* Data excerpt:
####

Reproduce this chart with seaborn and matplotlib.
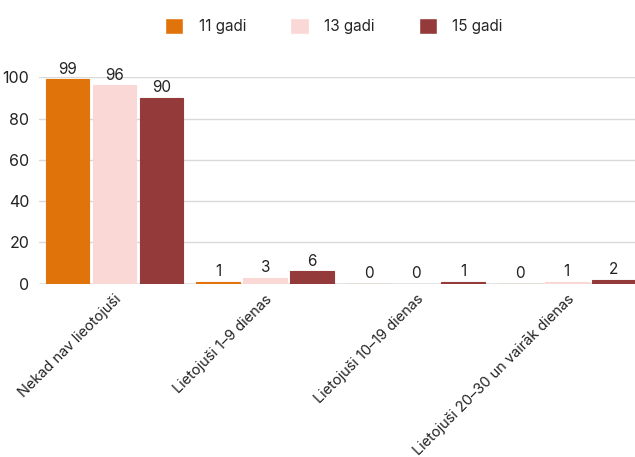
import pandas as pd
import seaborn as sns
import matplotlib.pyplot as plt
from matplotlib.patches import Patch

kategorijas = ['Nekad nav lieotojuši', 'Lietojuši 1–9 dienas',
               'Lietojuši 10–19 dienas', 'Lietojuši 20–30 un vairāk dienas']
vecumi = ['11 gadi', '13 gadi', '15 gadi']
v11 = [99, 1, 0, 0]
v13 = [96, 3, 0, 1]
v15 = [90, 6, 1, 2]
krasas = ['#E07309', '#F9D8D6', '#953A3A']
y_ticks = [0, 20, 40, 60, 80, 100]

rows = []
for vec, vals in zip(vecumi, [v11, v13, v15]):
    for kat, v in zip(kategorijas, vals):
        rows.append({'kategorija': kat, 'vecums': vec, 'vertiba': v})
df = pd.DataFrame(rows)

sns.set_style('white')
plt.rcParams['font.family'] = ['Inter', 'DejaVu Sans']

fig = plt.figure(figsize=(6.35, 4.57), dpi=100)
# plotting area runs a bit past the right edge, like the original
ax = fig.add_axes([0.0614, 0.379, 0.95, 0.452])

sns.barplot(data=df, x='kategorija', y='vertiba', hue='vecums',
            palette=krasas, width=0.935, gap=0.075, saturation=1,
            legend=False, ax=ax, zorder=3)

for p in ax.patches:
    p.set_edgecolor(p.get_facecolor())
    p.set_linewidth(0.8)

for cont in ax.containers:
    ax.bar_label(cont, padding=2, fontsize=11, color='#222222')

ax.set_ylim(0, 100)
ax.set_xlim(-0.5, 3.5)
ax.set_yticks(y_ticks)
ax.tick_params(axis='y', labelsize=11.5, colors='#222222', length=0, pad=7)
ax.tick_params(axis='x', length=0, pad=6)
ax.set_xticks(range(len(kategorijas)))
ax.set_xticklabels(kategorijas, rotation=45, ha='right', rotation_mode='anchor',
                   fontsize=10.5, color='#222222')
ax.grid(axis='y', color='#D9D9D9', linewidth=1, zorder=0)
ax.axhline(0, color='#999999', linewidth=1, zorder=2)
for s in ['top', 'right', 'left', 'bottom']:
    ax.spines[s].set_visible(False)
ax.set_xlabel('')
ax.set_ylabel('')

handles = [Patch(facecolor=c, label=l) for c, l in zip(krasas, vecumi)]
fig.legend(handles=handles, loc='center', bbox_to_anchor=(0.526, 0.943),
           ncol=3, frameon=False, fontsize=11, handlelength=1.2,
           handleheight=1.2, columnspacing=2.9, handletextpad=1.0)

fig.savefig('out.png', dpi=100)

####

Your copy of the data should match it exactly, except that pictures are left out.

* Output of the exercise:
Reproduce this chart with seaborn and matplotlib.
import pandas as pd
import seaborn as sns
import matplotlib.pyplot as plt
from matplotlib.patches import Patch

kategorijas = ['Nekad nav lieotojuši', 'Lietojuši 1–9 dienas',
               'Lietojuši 10–19 dienas', 'Lietojuši 20–30 un vairāk dienas']
vecumi = ['11 gadi', '13 gadi', '15 gadi']
v11 = [99, 1, 0, 0]
v13 = [96, 3, 0, 1]
v15 = [90, 6, 1, 2]
krasas = ['#E07309', '#F9D8D6', '#953A3A']
y_ticks = [0, 20, 40, 60, 80, 100]

rows = []
for vec, vals in zip(vecumi, [v11, v13, v15]):
    for kat, v in zip(kategorijas, vals):
        rows.append({'kategorija': kat, 'vecums': vec, 'vertiba': v})
df = pd.DataFrame(rows)

sns.set_style('white')
plt.rcParams['font.family'] = ['Inter', 'DejaVu Sans']

fig = plt.figure(figsize=(6.35, 4.57), dpi=100)
# plotting area runs a bit past the right edge, like the original
ax = fig.add_axes([0.0614, 0.379, 0.95, 0.452])

sns.barplot(data=df, x='kategorija', y='vertiba', hue='vecums',
            palette=krasas, width=0.935, gap=0.075, saturation=1,
            legend=False, ax=ax, zorder=3)

for p in ax.patches:
    p.set_edgecolor(p.get_facecolor())
    p.set_linewidth(0.8)

for cont in ax.containers:
    ax.bar_label(cont, padding=2, fontsize=11, color='#222222')

ax.set_ylim(0, 100)
ax.set_xlim(-0.5, 3.5)
ax.set_yticks(y_ticks)
ax.tick_params(axis='y', labelsize=11.5, colors='#222222', length=0, pad=7)
ax.tick_params(axis='x', length=0, pad=6)
ax.set_xticks(range(len(kategorijas)))
ax.set_xticklabels(kategorijas, rotation=45, ha='right', rotation_mode='anchor',
                   fontsize=10.5, color='#222222')
ax.grid(axis='y', color='#D9D9D9', linewidth=1, zorder=0)
ax.axhline(0, color='#999999', linewidth=1, zorder=2)
for s in ['top', 'right', 'left', 'bottom']:
    ax.spines[s].set_visible(False)
ax.set_xlabel('')
ax.set_ylabel('')

handles = [Patch(facecolor=c, label=l) for c, l in zip(krasas, vecumi)]
fig.legend(handles=handles, loc='center', bbox_to_anchor=(0.526, 0.943),
           ncol=3, frameon=False, fontsize=11, handlelength=1.2,
           handleheight=1.2, columnspacing=2.9, handletextpad=1.0)

fig.savefig('out.png', dpi=100)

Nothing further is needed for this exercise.